CHALLENGE: Indicate only the number of lines in the listing below in which the word "that" appears.

DATA TO USE:
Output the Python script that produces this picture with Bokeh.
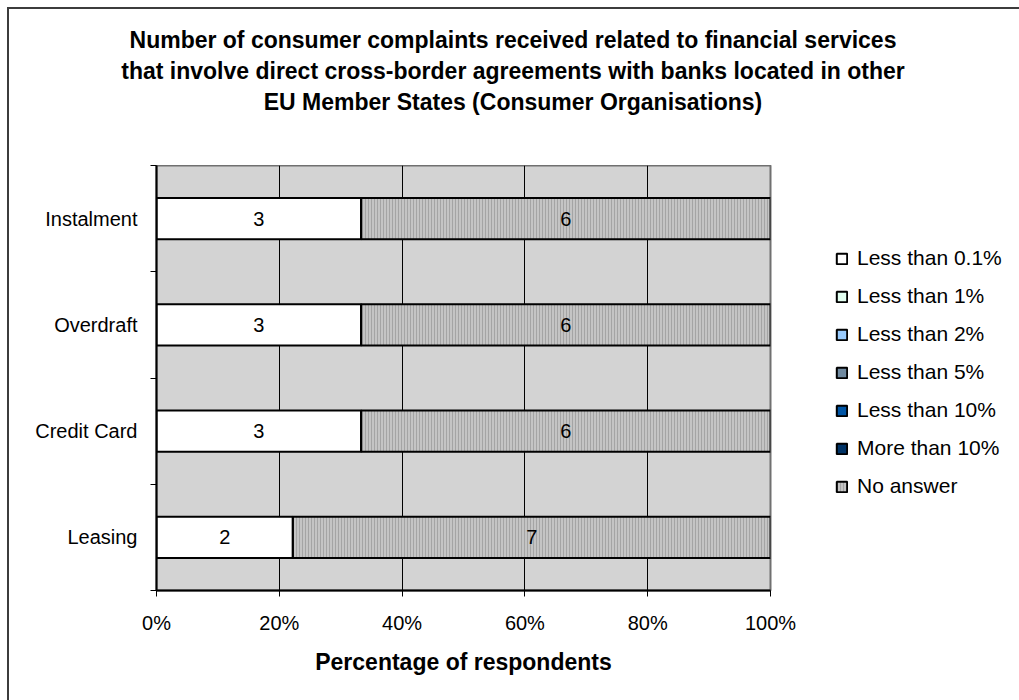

...

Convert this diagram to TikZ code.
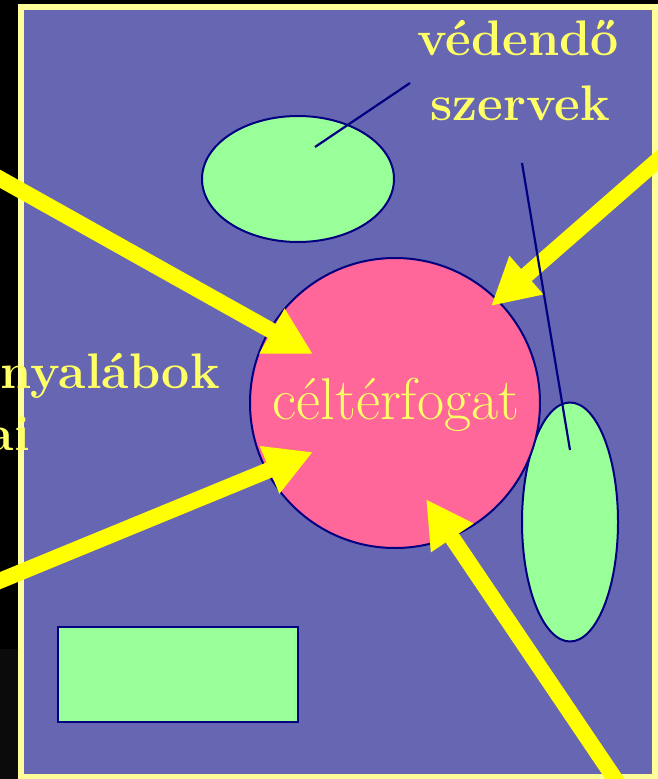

...

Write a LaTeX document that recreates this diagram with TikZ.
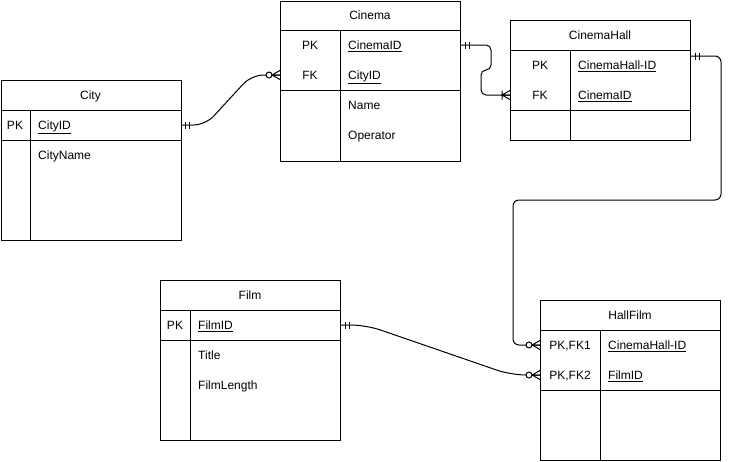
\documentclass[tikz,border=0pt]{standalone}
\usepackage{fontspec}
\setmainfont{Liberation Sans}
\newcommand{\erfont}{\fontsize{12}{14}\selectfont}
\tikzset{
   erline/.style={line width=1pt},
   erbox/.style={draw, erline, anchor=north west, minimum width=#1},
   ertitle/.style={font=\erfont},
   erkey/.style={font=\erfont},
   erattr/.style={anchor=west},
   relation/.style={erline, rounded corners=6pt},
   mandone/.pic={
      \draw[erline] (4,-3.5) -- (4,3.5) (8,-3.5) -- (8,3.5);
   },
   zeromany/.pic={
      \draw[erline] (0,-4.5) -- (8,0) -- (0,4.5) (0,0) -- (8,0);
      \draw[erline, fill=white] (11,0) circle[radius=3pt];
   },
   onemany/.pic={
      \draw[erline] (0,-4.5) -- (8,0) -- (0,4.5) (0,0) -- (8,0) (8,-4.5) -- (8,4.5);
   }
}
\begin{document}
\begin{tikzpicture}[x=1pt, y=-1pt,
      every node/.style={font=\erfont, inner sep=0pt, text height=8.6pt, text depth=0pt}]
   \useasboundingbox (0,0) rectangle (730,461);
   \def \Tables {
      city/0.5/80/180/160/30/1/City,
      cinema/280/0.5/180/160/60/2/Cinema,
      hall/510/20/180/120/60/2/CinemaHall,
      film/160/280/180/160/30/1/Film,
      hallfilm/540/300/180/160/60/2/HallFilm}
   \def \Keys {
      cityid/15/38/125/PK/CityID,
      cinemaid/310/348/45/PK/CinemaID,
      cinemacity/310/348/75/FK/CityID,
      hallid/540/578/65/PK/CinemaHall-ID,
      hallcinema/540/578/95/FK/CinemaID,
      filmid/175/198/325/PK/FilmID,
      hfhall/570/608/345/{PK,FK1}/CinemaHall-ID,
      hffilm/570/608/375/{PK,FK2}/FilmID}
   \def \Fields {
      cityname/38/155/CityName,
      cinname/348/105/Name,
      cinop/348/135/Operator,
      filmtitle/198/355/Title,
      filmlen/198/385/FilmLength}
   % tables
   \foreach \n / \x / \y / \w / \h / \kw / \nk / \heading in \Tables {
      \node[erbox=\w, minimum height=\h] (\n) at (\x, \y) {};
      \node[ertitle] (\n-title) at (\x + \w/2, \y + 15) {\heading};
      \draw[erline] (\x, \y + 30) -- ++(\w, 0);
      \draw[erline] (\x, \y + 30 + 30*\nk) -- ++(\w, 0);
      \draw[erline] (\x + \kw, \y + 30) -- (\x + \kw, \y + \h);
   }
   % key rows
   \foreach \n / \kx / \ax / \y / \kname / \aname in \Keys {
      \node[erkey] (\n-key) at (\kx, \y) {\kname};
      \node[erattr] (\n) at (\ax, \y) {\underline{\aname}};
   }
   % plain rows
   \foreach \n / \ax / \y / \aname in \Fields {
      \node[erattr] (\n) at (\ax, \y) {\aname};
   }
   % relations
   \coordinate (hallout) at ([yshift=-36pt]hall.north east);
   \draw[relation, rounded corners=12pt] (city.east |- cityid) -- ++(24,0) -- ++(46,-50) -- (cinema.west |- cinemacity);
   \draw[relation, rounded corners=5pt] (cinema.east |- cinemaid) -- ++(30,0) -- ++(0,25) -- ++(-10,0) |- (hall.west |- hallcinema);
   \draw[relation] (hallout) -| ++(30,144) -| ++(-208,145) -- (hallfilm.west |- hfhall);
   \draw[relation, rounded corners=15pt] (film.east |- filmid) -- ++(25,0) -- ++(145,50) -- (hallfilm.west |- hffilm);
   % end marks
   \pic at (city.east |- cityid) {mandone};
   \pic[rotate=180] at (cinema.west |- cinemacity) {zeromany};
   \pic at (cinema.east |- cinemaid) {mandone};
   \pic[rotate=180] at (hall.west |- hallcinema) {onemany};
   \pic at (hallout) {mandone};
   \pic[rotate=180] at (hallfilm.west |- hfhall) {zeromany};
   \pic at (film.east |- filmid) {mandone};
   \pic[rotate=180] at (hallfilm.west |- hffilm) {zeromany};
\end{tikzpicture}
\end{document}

SOLUTION FOR THIS TASK: 2